> [Task prompt]:
The lines from the top of the material below through the line containing "import plotly.graph_objects as go" are to be printed exactly, with pictures omitted.

> [Given material]:
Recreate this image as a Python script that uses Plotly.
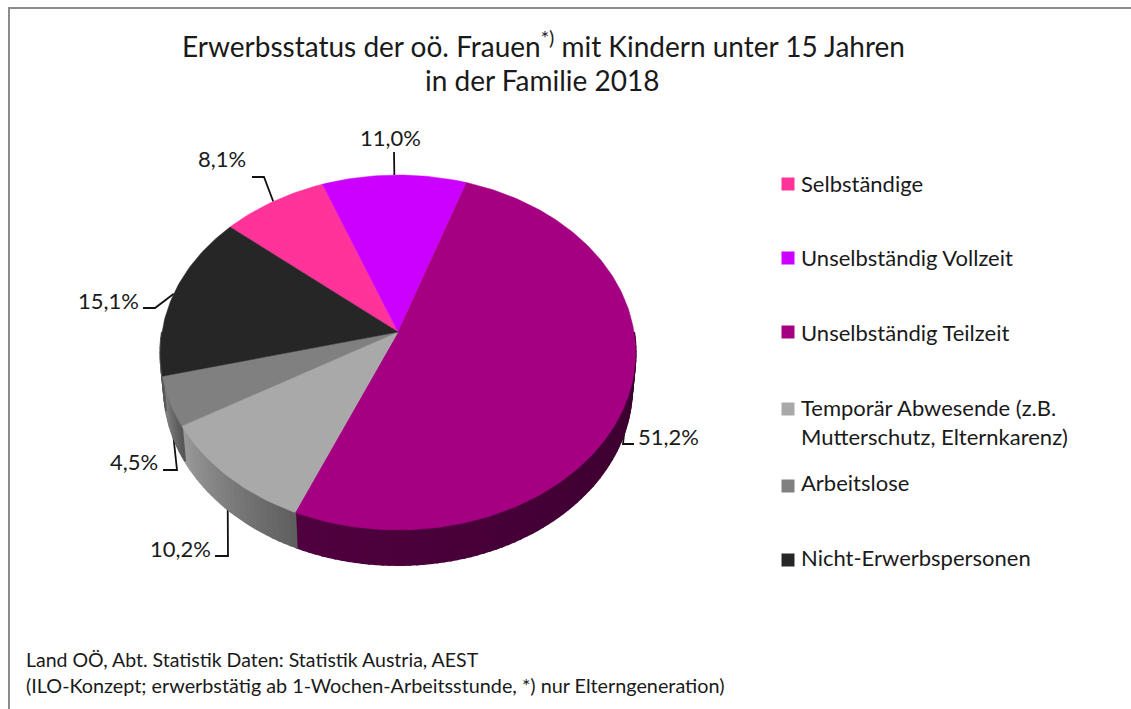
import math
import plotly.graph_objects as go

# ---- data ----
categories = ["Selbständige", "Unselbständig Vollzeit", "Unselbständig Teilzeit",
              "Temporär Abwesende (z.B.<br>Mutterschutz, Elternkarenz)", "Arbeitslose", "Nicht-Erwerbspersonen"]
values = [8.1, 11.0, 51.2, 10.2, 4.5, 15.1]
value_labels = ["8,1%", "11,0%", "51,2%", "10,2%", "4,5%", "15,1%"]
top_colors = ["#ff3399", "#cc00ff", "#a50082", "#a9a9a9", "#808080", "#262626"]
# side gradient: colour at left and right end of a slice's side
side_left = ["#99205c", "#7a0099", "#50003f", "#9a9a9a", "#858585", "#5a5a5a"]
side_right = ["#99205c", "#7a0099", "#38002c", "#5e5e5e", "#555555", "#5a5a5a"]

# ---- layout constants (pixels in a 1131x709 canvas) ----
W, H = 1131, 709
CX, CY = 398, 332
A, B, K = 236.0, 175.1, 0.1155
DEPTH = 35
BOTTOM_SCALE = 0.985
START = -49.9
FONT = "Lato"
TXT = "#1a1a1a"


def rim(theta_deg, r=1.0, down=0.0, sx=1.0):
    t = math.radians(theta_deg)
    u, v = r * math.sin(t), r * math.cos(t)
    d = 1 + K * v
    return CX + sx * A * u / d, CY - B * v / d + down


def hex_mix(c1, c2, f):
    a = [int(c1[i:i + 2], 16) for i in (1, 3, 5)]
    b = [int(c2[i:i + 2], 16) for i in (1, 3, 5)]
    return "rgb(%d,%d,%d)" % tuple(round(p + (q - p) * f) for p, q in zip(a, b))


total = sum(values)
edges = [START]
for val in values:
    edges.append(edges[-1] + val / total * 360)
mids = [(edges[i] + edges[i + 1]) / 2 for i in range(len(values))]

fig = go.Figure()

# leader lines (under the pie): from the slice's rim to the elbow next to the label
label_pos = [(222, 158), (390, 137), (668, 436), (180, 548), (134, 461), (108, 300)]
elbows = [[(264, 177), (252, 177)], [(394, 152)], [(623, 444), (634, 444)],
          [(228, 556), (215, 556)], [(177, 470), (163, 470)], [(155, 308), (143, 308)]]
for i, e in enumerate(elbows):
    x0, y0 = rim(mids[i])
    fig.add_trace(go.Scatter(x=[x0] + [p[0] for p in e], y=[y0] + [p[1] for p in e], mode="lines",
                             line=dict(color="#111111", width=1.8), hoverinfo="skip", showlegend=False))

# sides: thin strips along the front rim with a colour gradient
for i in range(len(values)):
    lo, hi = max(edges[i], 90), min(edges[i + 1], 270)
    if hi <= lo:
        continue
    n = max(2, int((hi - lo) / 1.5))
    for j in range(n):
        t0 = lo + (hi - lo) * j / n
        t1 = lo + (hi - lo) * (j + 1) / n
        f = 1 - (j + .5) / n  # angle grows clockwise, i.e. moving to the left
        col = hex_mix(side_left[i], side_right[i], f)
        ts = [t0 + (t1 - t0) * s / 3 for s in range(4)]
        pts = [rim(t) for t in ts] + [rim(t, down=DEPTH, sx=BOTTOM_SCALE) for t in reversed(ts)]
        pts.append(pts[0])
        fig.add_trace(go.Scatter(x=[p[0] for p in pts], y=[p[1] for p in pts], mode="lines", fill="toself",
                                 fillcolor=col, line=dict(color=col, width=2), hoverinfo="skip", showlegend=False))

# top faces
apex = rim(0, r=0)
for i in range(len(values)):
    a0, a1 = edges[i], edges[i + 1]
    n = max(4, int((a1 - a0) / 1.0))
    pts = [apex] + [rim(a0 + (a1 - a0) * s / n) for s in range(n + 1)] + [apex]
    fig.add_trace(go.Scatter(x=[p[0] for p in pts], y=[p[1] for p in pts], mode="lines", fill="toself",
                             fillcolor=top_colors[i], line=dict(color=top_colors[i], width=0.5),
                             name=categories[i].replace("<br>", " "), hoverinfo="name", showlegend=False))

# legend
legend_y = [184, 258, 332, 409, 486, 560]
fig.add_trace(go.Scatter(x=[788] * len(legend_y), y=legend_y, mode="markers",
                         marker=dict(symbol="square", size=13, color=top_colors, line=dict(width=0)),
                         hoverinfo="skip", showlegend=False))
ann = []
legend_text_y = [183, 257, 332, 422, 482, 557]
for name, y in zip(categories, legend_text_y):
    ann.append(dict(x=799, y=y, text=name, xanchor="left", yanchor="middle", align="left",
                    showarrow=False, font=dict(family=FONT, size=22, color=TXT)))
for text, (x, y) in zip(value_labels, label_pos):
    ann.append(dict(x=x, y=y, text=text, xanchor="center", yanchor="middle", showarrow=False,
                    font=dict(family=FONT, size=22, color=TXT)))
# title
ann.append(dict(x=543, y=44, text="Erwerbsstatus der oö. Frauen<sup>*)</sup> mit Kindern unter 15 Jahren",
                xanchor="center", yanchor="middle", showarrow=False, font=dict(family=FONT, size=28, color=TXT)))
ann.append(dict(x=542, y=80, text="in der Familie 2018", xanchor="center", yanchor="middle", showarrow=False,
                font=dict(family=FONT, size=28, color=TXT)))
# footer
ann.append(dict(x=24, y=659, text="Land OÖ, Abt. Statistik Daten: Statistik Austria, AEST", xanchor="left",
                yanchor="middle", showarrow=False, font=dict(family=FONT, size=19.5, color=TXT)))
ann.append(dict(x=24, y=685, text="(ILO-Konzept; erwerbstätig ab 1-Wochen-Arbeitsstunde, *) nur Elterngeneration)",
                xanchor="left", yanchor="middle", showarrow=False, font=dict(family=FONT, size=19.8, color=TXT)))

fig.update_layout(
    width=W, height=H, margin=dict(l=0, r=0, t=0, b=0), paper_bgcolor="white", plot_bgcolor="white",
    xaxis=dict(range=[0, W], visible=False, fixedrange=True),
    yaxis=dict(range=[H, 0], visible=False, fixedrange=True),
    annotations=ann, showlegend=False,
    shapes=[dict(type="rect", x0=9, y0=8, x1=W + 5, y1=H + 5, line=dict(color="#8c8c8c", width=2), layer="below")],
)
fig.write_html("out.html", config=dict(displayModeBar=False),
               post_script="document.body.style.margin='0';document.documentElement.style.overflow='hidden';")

> [Final answer]:
Recreate this image as a Python script that uses Plotly.
import math
import plotly.graph_objects as go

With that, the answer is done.